Whichever MPC you choose, make sure you get the best tutorial course available for it! The MPC Bible is the only MPC course that is constantly updated to keep up wth Akai’s new firmware releases, with structured, step-by-step tutorials designed to teach you all the skills and workflows you’ll need to create music with the new generation of MPCs, with editions available for the MPC Live/MPC X/MPC One, MPC Touch and MPC Renaissance/MPC Studio.

Share this post

2 Responses

  1. Jay

    Feb 7, 2020 8:07 pm

    I bought an MPC 1000 last May and really enjoy using it however this MPC One has my interest. The only thing that I don’t like it about is the pads are lot smaller then the 1000 pads however the workflow will be 10 times faster then the 1000 with JJOS.

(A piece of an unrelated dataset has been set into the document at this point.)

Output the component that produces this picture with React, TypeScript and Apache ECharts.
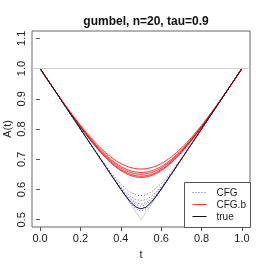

    I’m not really sure if I should sell my 1000 and buy the MPC One lol. What would you do if you were in my shoes?

    • NearTao

      Feb 20, 2020 10:02 pm

      Not sure that the MPC One workflow is that much better than an MPC 1000 with JJOS, especially if you’re running OS2XL or OS3. If you’ve built up the muscle memory you’ll likely have a huge advantage on your 1k… and honestly, this can be huge.

      I’d also note that there is something to be said about the 1k being exactly what is advertised on the box… sure you don’t get fancy new plugins… but you also aren’t struggling to navigate new interface changes at the manufacturer’s whim either.

      I’ve got both the 1k and the X, and while the extra q-links are great for many things… I’m also frequently just going to the 1k. Simpler can be better 😀

      Good luck on your decision mate, it can be a tough one to work out.